Joe Byrne, CTO Advisor, Cisco AppDynamics

It has become almost clichéd within IT to talk about the ever-increasing speed of innovation. For several years, the overriding focus for organisations has been on delivering digital transformation as fast as possible to respond to changing customer needs and enable hybrid work. Applications have been at the heart of that transformation. Most recently, the move to modern application stacks and no-code and low-code platforms has enabled organisations in all sectors to increase release velocity and deliver new applications and digital services at speeds which were previously unimaginable.

However, accelerated innovation has come at a cost. IT teams find themselves consumed by soaring levels of complexity and overwhelming volumes of data which are being spawned every second by cloud-native technologies. Technologists are finding it almost impossible to manage application availability, performance and security within highly volatile and dynamic cloud native environments. And this is significantly increasing the chances of organisations suffering from disruption and downtime to their applications. Worryingly, the unrelenting pressure being felt in IT departments is also taking a more personal toll on technologists. In the latest research from Cisco AppDynamics, The Age of Application Observability, 79 per cent of global technologists claim that they are experiencing more stress and tension within their IT department because of the switch to hybrid environments, and this in turn is leading to growing numbers of technologists leaving their jobs.

Without doubt, there is now a widespread recognition that organisations need to find a more sustainable approach to innovation which prioritises not only application performance and security, but also the wellbeing and productivity of technologists.

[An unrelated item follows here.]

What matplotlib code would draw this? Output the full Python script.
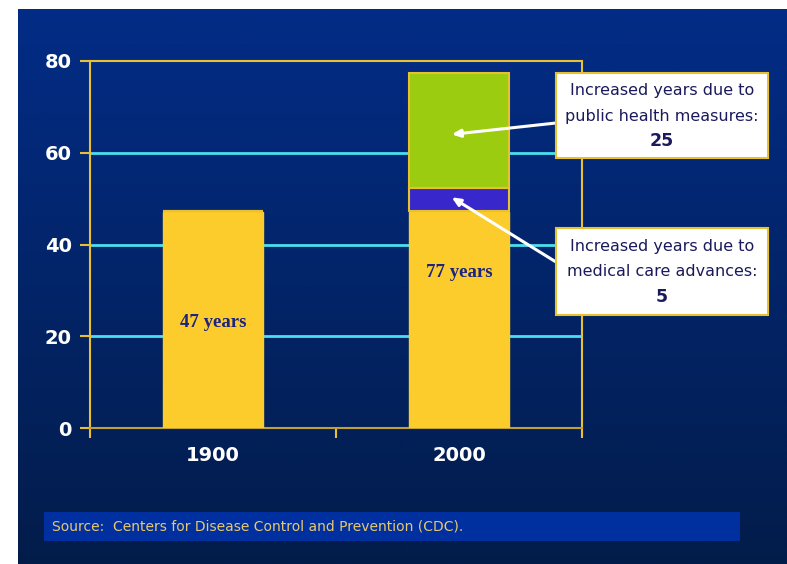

Accelerated innovation has led to crippling levels of IT complexity

The new research finds that 49 per cent of new innovation initiatives are now being delivered with cloud native technologies, and this figure is expected to climb to 58 per cent by 2028. The reasons for this are quite clear – technologists believe that increased adoption of cloud native technologies will enable them to deliver applications at least four times faster than with traditional, on-premises technology. Given the extent to which innovation has already sped up since the outset of the pandemic, it is quite staggering to think that technologists still see this much room for further acceleration.

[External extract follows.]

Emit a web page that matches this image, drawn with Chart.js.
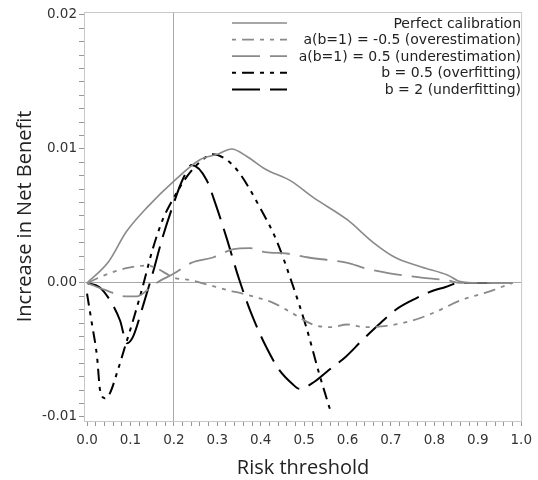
<!DOCTYPE html>
<html>
<head>
<meta charset="utf-8">
<script src="https://cdn.jsdelivr.net/npm/chart.js@4/dist/chart.umd.min.js"></script>
<style>
  html, body { margin: 0; padding: 0; background: #fff; }
  #wrap { width: 538px; height: 480px; position: relative; }
</style>
</head>
<body>
<div id="wrap"><canvas id="nbChart"></canvas></div>
<script>
// series labels
const seriesLabels = [
    'Perfect calibration',
    'a(b=1) = -0.5 (overestimation)',
    'a(b=1) = 0.5 (underestimation)',
    'b = 0.5 (overfitting)',
    'b = 2 (underfitting)'
];

// values (risk threshold, increase in net benefit)
const perfectX = [0, 0.05, 0.09, 0.14, 0.2, 0.26, 0.3, 0.333, 0.37, 0.41, 0.47, 0.52, 0.6, 0.66, 0.71, 0.77, 0.83, 0.86, 0.9, 0.98];
const perfectY = [0, 0.0016, 0.0038, 0.0057, 0.0076, 0.0092, 0.0096, 0.0100, 0.0094, 0.0085, 0.0076, 0.0064, 0.0047, 0.0030, 0.0019, 0.0012, 0.0006, 0.0001, 0, 0];

const overestX = [0, 0.05, 0.09, 0.14, 0.16, 0.2, 0.24, 0.275, 0.32, 0.37, 0.43, 0.47, 0.52, 0.56, 0.6, 0.64, 0.69, 0.75, 0.8, 0.86, 0.92, 0.98];
const overestY = [0, 0.0007, 0.0011, 0.0013, 0.0011, 0.0004, 0.0002, -0.0001, -0.0005, -0.0009, -0.0015, -0.0022, -0.0031, -0.0033, -0.0031, -0.0033, -0.0032, -0.0028, -0.0022, -0.0013, -0.0007, 0];

const underestX = [0, 0.04, 0.09, 0.115, 0.14, 0.16, 0.2, 0.24, 0.29, 0.335, 0.375, 0.41, 0.46, 0.51, 0.6, 0.64, 0.7, 0.77, 0.83, 0.86, 0.92, 0.98];
const underestY = [0, -0.0005, -0.0010, -0.0010, -0.0005, 0, 0.0007, 0.0015, 0.0019, 0.0025, 0.0026, 0.0023, 0.0022, 0.0019, 0.0015, 0.0011, 0.0007, 0.0004, 0.0002, 0, 0, 0];

const overfitX = [0, 0.011, 0.023, 0.03, 0.041, 0.053, 0.069, 0.087, 0.106, 0.128, 0.151, 0.174, 0.197, 0.229, 0.259, 0.289, 0.321, 0.351, 0.397, 0.436, 0.472, 0.505, 0.534, 0.562];
const overfitY = [-0.0008, -0.0030, -0.0055, -0.0080, -0.0086, -0.0082, -0.0067, -0.0048, -0.0028, -0.0003, 0.0025, 0.0047, 0.0062, 0.0079, 0.0090, 0.0096, 0.0092, 0.0082, 0.0057, 0.0032, 0.0000, -0.0033, -0.0067, -0.0097];

const underfitX = [0, 0.028, 0.053, 0.076, 0.092, 0.106, 0.128, 0.151, 0.174, 0.197, 0.22, 0.241, 0.275, 0.298, 0.321, 0.351, 0.381, 0.413, 0.443, 0.472, 0.489, 0.518, 0.557, 0.596, 0.633, 0.672, 0.711, 0.748, 0.787, 0.826, 0.856, 0.93];
const underfitY = [0, -0.0003, -0.0013, -0.0028, -0.0045, -0.0040, -0.0018, 0.0007, 0.0034, 0.0057, 0.0077, 0.0088, 0.0077, 0.0057, 0.0034, 0.0002, -0.0025, -0.0048, -0.0065, -0.0075, -0.0079, -0.0075, -0.0065, -0.0055, -0.0043, -0.0031, -0.0020, -0.0013, -0.0007, -0.0003, 0, 0];

// tick labels
const xTickLabels = ['0.0', '0.1', '0.2', '0.3', '0.4', '0.5', '0.6', '0.7', '0.8', '0.9', '1.0'];
const yTickLabels = ['-0.01', '0.00', '0.01', '0.02'];

const GREY = '#8a8a8a';
const DASH_MIX = [12, 6, 4, 6, 4, 6];   // long, short, short
const DASH_LONG = [28, 10];

function toPoints(xs, ys) {
    return xs.map((x, i) => ({x: x, y: ys[i]}));
}

function lineSet(label, xs, ys, color, width, dash) {
    return {
        label: label,
        data: toPoints(xs, ys),
        borderColor: color,
        borderWidth: width,
        borderDash: dash,
        pointRadius: 0,
        fill: false,
        cubicInterpolationMode: 'monotone'
    };
}

// frame round the plot area
const framePlugin = {
    id: 'frame',
    beforeDatasetsDraw(chart) {
        const {ctx, chartArea: a} = chart;
        ctx.save();
        ctx.strokeStyle = '#c8c8c8';
        ctx.lineWidth = 1;
        ctx.strokeRect(a.left + 0.5, a.top + 0.5, a.right - a.left - 1, a.bottom - a.top);
        ctx.restore();
    }
};

// legend: line sample on the left, text right aligned
const legendPlugin = {
    id: 'rightLegend',
    afterDraw(chart) {
        const ctx = chart.ctx;
        chart.data.datasets.forEach((ds, i) => {
            const y = 23 + i * 16.6;
            ctx.save();
            ctx.strokeStyle = ds.borderColor;
            ctx.lineWidth = ds.borderWidth;
            ctx.setLineDash(ds.borderDash || []);
            ctx.lineDashOffset = ds.borderDash === DASH_MIX ? 28 : 0;
            ctx.beginPath();
            ctx.moveTo(232, y);
            ctx.lineTo(287, y);
            ctx.stroke();
            ctx.setLineDash([]);
            ctx.fillStyle = '#222';
            ctx.font = '14px "DejaVu Sans"';
            ctx.textAlign = 'right';
            ctx.textBaseline = 'middle';
            ctx.fillText(ds.label, 521, y + 1);
            ctx.restore();
        });
    }
};

const tickFont = {family: 'DejaVu Sans', size: 13.5};
const titleFont = {family: 'Open Sans', size: 20};

const ctx = document.getElementById('nbChart').getContext('2d');
const myChart = new Chart(ctx, {
    type: 'line',
    data: {
        datasets: [
            lineSet(seriesLabels[0], perfectX, perfectY, GREY, 1.6, []),
            lineSet(seriesLabels[1], overestX, overestY, GREY, 1.8, DASH_MIX),
            lineSet(seriesLabels[2], underestX, underestY, GREY, 1.8, DASH_LONG),
            lineSet(seriesLabels[3], overfitX, overfitY, '#000', 2, DASH_MIX),
            lineSet(seriesLabels[4], underfitX, underfitY, '#000', 2, DASH_LONG)
        ]
    },
    options: {
        responsive: true,
        maintainAspectRatio: false,
        animation: false,
        layout: {padding: {top: 12, right: 15, left: 0, bottom: 0}},
        plugins: {
            legend: {display: false},
            tooltip: {enabled: false}
        },
        scales: {
            x: {
                type: 'linear',
                min: -0.007,
                max: 1.002,
                afterBuildTicks(scale) {
                    const t = [];
                    for (let i = 0; i <= 50; i++) t.push({value: Math.round(i * 2) / 100});
                    scale.ticks = t;
                },
                afterFit(scale) { scale.height = 59; },
                ticks: {
                    autoSkip: false,
                    maxRotation: 0,
                    padding: 6,
                    color: '#333',
                    font: tickFont,
                    callback: (v, i) => (i % 5 === 0 ? xTickLabels[i / 5] : '')
                },
                grid: {
                    drawTicks: true,
                    tickLength: 5,
                    tickColor: '#999',
                    color: (c) => (c.tick && Math.abs(c.tick.value - 0.2) < 1e-9 ? '#a8a8a8' : 'rgba(0,0,0,0)')
                },
                border: {display: false},
                title: {
                    display: true,
                    text: 'Risk threshold',
                    color: '#222',
                    font: titleFont,
                    padding: {top: 0, bottom: 0}
                }
            },
            y: {
                type: 'linear',
                min: -0.0103,
                max: 0.02022,
                afterBuildTicks(scale) {
                    const t = [];
                    for (let i = -10; i <= 20; i++) t.push({value: i / 1000});
                    scale.ticks = t;
                },
                afterFit(scale) { scale.width = 84; },
                ticks: {
                    autoSkip: false,
                    padding: 2,
                    color: '#333',
                    font: tickFont,
                    callback: (v, i) => (i % 10 === 0 ? yTickLabels[i / 10] : '')
                },
                grid: {
                    drawTicks: true,
                    tickLength: 5,
                    tickColor: '#999',
                    color: (c) => (c.tick && Math.abs(c.tick.value) < 1e-9 ? '#a8a8a8' : 'rgba(0,0,0,0)')
                },
                border: {display: false},
                title: {
                    display: true,
                    text: 'Increase in Net Benefit',
                    color: '#222',
                    font: titleFont,
                    padding: {top: 13, bottom: 0}
                }
            }
        }
    },
    plugins: [framePlugin, legendPlugin]
});
</script>
</body>
</html>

The problem is, however, that most IT teams are already buckling under the massive volumes of metrics, events, logs and traces (MELT) data which are coming at them from microservices and containers. They cannot cut through this data noise to identify and resolve application performance issues. And where organisations are operating hybrid environments, with application components running across cloud native and on-premises technologies, IT teams cannot get a clear line of sight up and down the application path. In fact, 78 per cent of technologists claim that the increased volume of data from multi-cloud and hybrid environments is making manual monitoring impossible. They are still relying on multiple monitoring tools and so do not have unified visibility across their hybrid applications to quickly pinpoint and troubleshoot issues.

The result is growing concern amongst technologists that their current approach to innovation just is not sustainable. They have not got the tools, processes, structures, and skills required to deliver accelerated digital transformation while maintaining world-class application performance.

The shift to application observability is now vital to achieve innovation goals

More than anything else, technologists now point to application observability across multi-cloud and hybrid environments as important for their organisation to deliver accelerated and sustainable innovation. In fact, 85 per cent of technologists point to observability as a strategic priority for their organisation.

Application observability provides IT teams with unified visibility across both cloud native and on-premises environments, ingesting and combining vast volumes of telemetry data from cloud native environments and data from agent-based entities within on-premises applications. It enables technologists to access real-time insights into application availability and performance across their hybrid environments. Application observability allows IT teams to take a more proactive approach to managing their hybrid IT environment, integrating security into the application lifecycle from day one to develop more robust products. Technologists can access deeper insight into their applications, enabling them to detect issues, understand root causes and remediate far more quickly.

Interestingly, 81 per cent of technologists report that they are coming under increasing pressure to validate the impact of their cloud investments. Organisations are putting more scrutiny on their digital transformation budgets amid ongoing economic challenges. The worry is that if IT leaders cannot demonstrate the value that they are delivering then investments will decline, and the current pace of innovation will inevitably slow down.

However, application observability allows technologists to correlate IT data with real-time business transactions, so IT teams can measure, optimize and report on the impact of their innovation projects. This is vital to keep investment flowing. It is important to remember that the implementation of application observability solutions needs to be complemented by cultural and structural change. IT leaders need to break down silos between people, processes and data within the IT department, with technologists from all disciplines coming together to achieve shared goals around innovation and application performance.

Ultimately, application observability can enable IT teams to get away from constant firefighting and get back on the front foot – indeed, 88 per cent of technologists feel that observability will allow them to be more strategic and spend more time on innovation. For organisations, this statistic alone should be enough to convince them of the need for application observability. It is about arming their best technologists with the insights they need to innovate at speed, while ensuring applications are performing at an optimal level at all times. IT teams can regain control and deliver digital transformation on a sustainable basis for years to come.